Entries with chart source code:
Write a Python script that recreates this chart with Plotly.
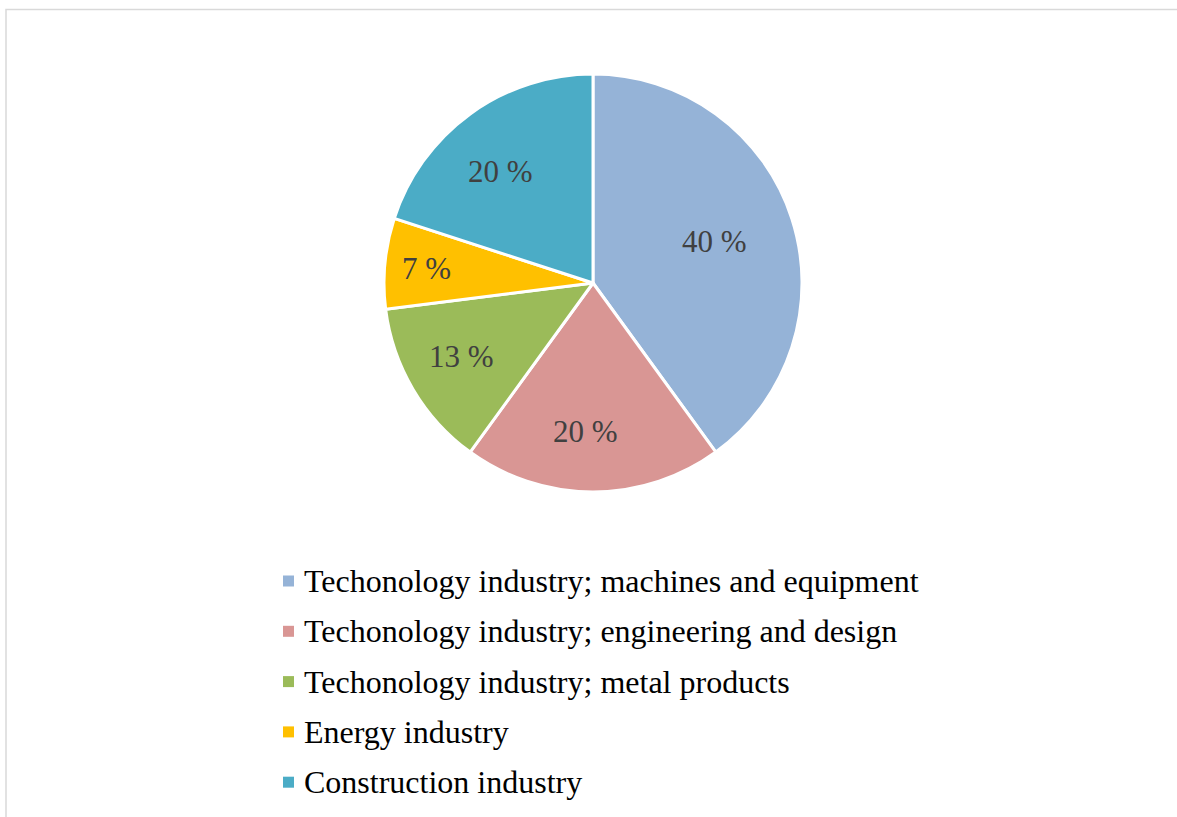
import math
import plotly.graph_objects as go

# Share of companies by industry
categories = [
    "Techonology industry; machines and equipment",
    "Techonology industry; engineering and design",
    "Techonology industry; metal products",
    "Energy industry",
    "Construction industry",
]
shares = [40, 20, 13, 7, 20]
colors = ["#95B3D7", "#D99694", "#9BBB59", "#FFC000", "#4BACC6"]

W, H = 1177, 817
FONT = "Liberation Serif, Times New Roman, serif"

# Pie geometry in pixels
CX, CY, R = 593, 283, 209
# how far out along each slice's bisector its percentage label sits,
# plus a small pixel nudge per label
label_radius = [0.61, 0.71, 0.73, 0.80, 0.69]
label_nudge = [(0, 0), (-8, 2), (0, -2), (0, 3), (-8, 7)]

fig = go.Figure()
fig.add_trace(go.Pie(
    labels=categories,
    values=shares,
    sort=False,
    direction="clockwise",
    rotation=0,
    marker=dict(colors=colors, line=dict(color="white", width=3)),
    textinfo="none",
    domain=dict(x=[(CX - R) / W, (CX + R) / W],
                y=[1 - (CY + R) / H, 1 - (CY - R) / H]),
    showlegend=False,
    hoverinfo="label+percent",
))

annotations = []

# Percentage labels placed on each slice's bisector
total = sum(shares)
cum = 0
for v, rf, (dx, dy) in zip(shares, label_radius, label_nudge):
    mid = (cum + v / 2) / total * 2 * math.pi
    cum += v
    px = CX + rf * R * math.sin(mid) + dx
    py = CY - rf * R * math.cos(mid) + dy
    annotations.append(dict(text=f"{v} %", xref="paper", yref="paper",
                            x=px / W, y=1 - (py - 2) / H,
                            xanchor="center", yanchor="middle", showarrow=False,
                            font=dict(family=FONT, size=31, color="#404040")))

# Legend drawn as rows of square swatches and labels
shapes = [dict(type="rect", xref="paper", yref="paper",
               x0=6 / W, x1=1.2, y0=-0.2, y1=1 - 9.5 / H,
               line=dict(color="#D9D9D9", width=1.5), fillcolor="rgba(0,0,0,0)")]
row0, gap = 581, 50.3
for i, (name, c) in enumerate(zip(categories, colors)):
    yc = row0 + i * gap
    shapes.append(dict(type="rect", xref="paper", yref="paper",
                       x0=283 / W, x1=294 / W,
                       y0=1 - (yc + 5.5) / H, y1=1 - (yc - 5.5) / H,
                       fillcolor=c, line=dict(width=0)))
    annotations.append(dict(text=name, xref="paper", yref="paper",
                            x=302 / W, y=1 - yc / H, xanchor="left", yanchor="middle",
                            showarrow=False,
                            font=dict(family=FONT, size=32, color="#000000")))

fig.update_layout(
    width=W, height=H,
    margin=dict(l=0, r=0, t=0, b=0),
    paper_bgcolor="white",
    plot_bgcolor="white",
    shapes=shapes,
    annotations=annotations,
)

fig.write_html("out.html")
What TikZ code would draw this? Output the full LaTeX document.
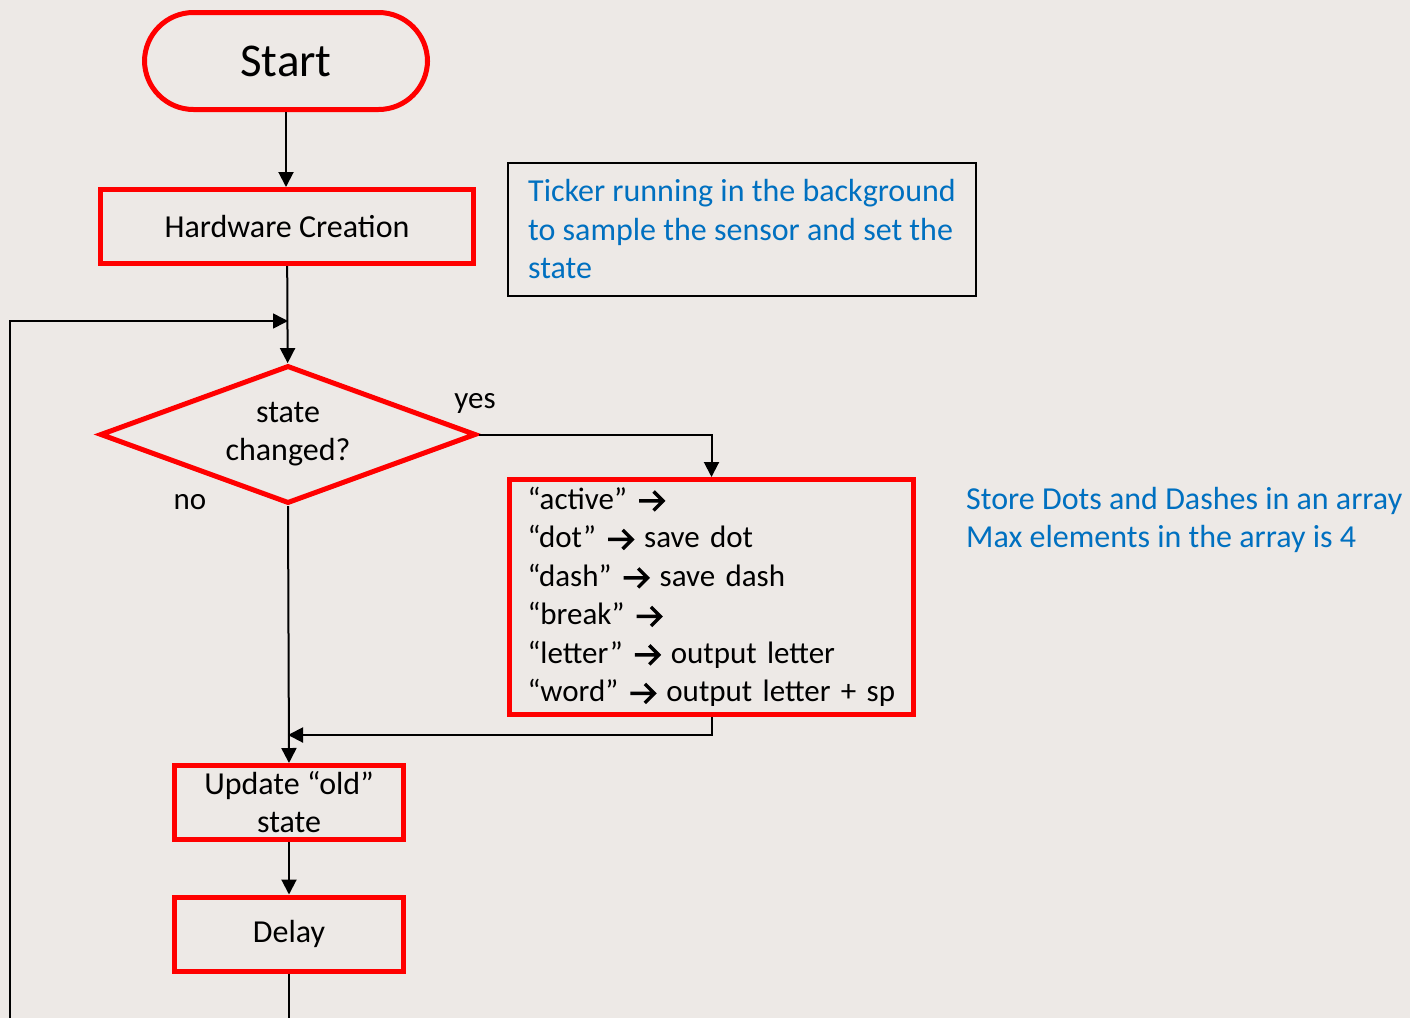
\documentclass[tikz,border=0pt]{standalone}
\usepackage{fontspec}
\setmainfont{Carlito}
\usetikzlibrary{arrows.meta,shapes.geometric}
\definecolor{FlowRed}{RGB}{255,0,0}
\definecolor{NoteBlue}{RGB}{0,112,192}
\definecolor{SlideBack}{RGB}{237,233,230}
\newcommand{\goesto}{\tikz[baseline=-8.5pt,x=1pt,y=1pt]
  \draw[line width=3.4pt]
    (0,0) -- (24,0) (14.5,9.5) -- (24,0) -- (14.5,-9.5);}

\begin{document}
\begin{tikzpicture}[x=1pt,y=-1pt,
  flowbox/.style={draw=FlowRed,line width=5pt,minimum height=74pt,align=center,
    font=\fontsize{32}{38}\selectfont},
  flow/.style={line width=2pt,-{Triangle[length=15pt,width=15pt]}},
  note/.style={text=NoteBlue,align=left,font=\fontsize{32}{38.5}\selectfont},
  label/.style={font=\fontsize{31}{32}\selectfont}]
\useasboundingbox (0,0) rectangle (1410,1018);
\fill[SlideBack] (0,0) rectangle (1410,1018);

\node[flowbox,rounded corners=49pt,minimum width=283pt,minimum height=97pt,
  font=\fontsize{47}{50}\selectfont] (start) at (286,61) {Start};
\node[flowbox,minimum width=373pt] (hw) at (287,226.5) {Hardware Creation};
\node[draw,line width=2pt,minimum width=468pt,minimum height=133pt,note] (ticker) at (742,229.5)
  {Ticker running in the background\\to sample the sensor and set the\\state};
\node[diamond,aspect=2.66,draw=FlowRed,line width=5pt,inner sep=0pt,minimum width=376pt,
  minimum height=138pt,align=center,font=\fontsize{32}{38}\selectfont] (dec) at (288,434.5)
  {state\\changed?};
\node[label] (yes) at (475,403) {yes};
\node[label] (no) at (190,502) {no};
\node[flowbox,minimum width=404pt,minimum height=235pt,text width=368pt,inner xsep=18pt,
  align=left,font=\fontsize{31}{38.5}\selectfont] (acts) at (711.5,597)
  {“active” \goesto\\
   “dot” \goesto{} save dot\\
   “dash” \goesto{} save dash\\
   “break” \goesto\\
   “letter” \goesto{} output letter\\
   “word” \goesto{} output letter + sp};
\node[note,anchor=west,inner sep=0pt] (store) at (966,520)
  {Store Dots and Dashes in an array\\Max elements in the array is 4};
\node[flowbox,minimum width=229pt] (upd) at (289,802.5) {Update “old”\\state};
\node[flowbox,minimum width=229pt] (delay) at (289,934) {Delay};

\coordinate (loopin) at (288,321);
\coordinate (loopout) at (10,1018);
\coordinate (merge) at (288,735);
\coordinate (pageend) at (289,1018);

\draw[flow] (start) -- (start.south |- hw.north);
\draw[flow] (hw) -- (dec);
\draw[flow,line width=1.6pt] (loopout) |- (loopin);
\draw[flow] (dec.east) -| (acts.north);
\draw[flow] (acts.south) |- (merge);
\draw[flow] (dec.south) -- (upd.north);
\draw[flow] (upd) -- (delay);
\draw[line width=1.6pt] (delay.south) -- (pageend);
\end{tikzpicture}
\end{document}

#### [Set problem]
All of the lines above should be retyped precisely, apart from the pictures.

#### [Answer below]
Write a Python script that recreates this chart with Plotly.
import math
import plotly.graph_objects as go

# Share of companies by industry
categories = [
    "Techonology industry; machines and equipment",
    "Techonology industry; engineering and design",
    "Techonology industry; metal products",
    "Energy industry",
    "Construction industry",
]
shares = [40, 20, 13, 7, 20]
colors = ["#95B3D7", "#D99694", "#9BBB59", "#FFC000", "#4BACC6"]

W, H = 1177, 817
FONT = "Liberation Serif, Times New Roman, serif"

# Pie geometry in pixels
CX, CY, R = 593, 283, 209
# how far out along each slice's bisector its percentage label sits,
# plus a small pixel nudge per label
label_radius = [0.61, 0.71, 0.73, 0.80, 0.69]
label_nudge = [(0, 0), (-8, 2), (0, -2), (0, 3), (-8, 7)]

fig = go.Figure()
fig.add_trace(go.Pie(
    labels=categories,
    values=shares,
    sort=False,
    direction="clockwise",
    rotation=0,
    marker=dict(colors=colors, line=dict(color="white", width=3)),
    textinfo="none",
    domain=dict(x=[(CX - R) / W, (CX + R) / W],
                y=[1 - (CY + R) / H, 1 - (CY - R) / H]),
    showlegend=False,
    hoverinfo="label+percent",
))

annotations = []

# Percentage labels placed on each slice's bisector
total = sum(shares)
cum = 0
for v, rf, (dx, dy) in zip(shares, label_radius, label_nudge):
    mid = (cum + v / 2) / total * 2 * math.pi
    cum += v
    px = CX + rf * R * math.sin(mid) + dx
    py = CY - rf * R * math.cos(mid) + dy
    annotations.append(dict(text=f"{v} %", xref="paper", yref="paper",
                            x=px / W, y=1 - (py - 2) / H,
                            xanchor="center", yanchor="middle", showarrow=False,
                            font=dict(family=FONT, size=31, color="#404040")))

# Legend drawn as rows of square swatches and labels
shapes = [dict(type="rect", xref="paper", yref="paper",
               x0=6 / W, x1=1.2, y0=-0.2, y1=1 - 9.5 / H,
               line=dict(color="#D9D9D9", width=1.5), fillcolor="rgba(0,0,0,0)")]
row0, gap = 581, 50.3
for i, (name, c) in enumerate(zip(categories, colors)):
    yc = row0 + i * gap
    shapes.append(dict(type="rect", xref="paper", yref="paper",
                       x0=283 / W, x1=294 / W,
                       y0=1 - (yc + 5.5) / H, y1=1 - (yc - 5.5) / H,
                       fillcolor=c, line=dict(width=0)))
    annotations.append(dict(text=name, xref="paper", yref="paper",
                            x=302 / W, y=1 - yc / H, xanchor="left", yanchor="middle",
                            showarrow=False,
                            font=dict(family=FONT, size=32, color="#000000")))

fig.update_layout(
    width=W, height=H,
    margin=dict(l=0, r=0, t=0, b=0),
    paper_bgcolor="white",
    plot_bgcolor="white",
    shapes=shapes,
    annotations=annotations,
)

fig.write_html("out.html")
What TikZ code would draw this? Output the full LaTeX document.
\documentclass[tikz,border=0pt]{standalone}
\usepackage{fontspec}
\setmainfont{Carlito}
\usetikzlibrary{arrows.meta,shapes.geometric}
\definecolor{FlowRed}{RGB}{255,0,0}
\definecolor{NoteBlue}{RGB}{0,112,192}
\definecolor{SlideBack}{RGB}{237,233,230}
\newcommand{\goesto}{\tikz[baseline=-8.5pt,x=1pt,y=1pt]
  \draw[line width=3.4pt]
    (0,0) -- (24,0) (14.5,9.5) -- (24,0) -- (14.5,-9.5);}

\begin{document}
\begin{tikzpicture}[x=1pt,y=-1pt,
  flowbox/.style={draw=FlowRed,line width=5pt,minimum height=74pt,align=center,
    font=\fontsize{32}{38}\selectfont},
  flow/.style={line width=2pt,-{Triangle[length=15pt,width=15pt]}},
  note/.style={text=NoteBlue,align=left,font=\fontsize{32}{38.5}\selectfont},
  label/.style={font=\fontsize{31}{32}\selectfont}]
\useasboundingbox (0,0) rectangle (1410,1018);
\fill[SlideBack] (0,0) rectangle (1410,1018);

\node[flowbox,rounded corners=49pt,minimum width=283pt,minimum height=97pt,
  font=\fontsize{47}{50}\selectfont] (start) at (286,61) {Start};
\node[flowbox,minimum width=373pt] (hw) at (287,226.5) {Hardware Creation};
\node[draw,line width=2pt,minimum width=468pt,minimum height=133pt,note] (ticker) at (742,229.5)
  {Ticker running in the background\\to sample the sensor and set the\\state};
\node[diamond,aspect=2.66,draw=FlowRed,line width=5pt,inner sep=0pt,minimum width=376pt,
  minimum height=138pt,align=center,font=\fontsize{32}{38}\selectfont] (dec) at (288,434.5)
  {state\\changed?};
\node[label] (yes) at (475,403) {yes};
\node[label] (no) at (190,502) {no};
\node[flowbox,minimum width=404pt,minimum height=235pt,text width=368pt,inner xsep=18pt,
  align=left,font=\fontsize{31}{38.5}\selectfont] (acts) at (711.5,597)
  {“active” \goesto\\
   “dot” \goesto{} save dot\\
   “dash” \goesto{} save dash\\
   “break” \goesto\\
   “letter” \goesto{} output letter\\
   “word” \goesto{} output letter + sp};
\node[note,anchor=west,inner sep=0pt] (store) at (966,520)
  {Store Dots and Dashes in an array\\Max elements in the array is 4};
\node[flowbox,minimum width=229pt] (upd) at (289,802.5) {Update “old”\\state};
\node[flowbox,minimum width=229pt] (delay) at (289,934) {Delay};

\coordinate (loopin) at (288,321);
\coordinate (loopout) at (10,1018);
\coordinate (merge) at (288,735);
\coordinate (pageend) at (289,1018);

\draw[flow] (start) -- (start.south |- hw.north);
\draw[flow] (hw) -- (dec);
\draw[flow,line width=1.6pt] (loopout) |- (loopin);
\draw[flow] (dec.east) -| (acts.north);
\draw[flow] (acts.south) |- (merge);
\draw[flow] (dec.south) -- (upd.north);
\draw[flow] (upd) -- (delay);
\draw[line width=1.6pt] (delay.south) -- (pageend);
\end{tikzpicture}
\end{document}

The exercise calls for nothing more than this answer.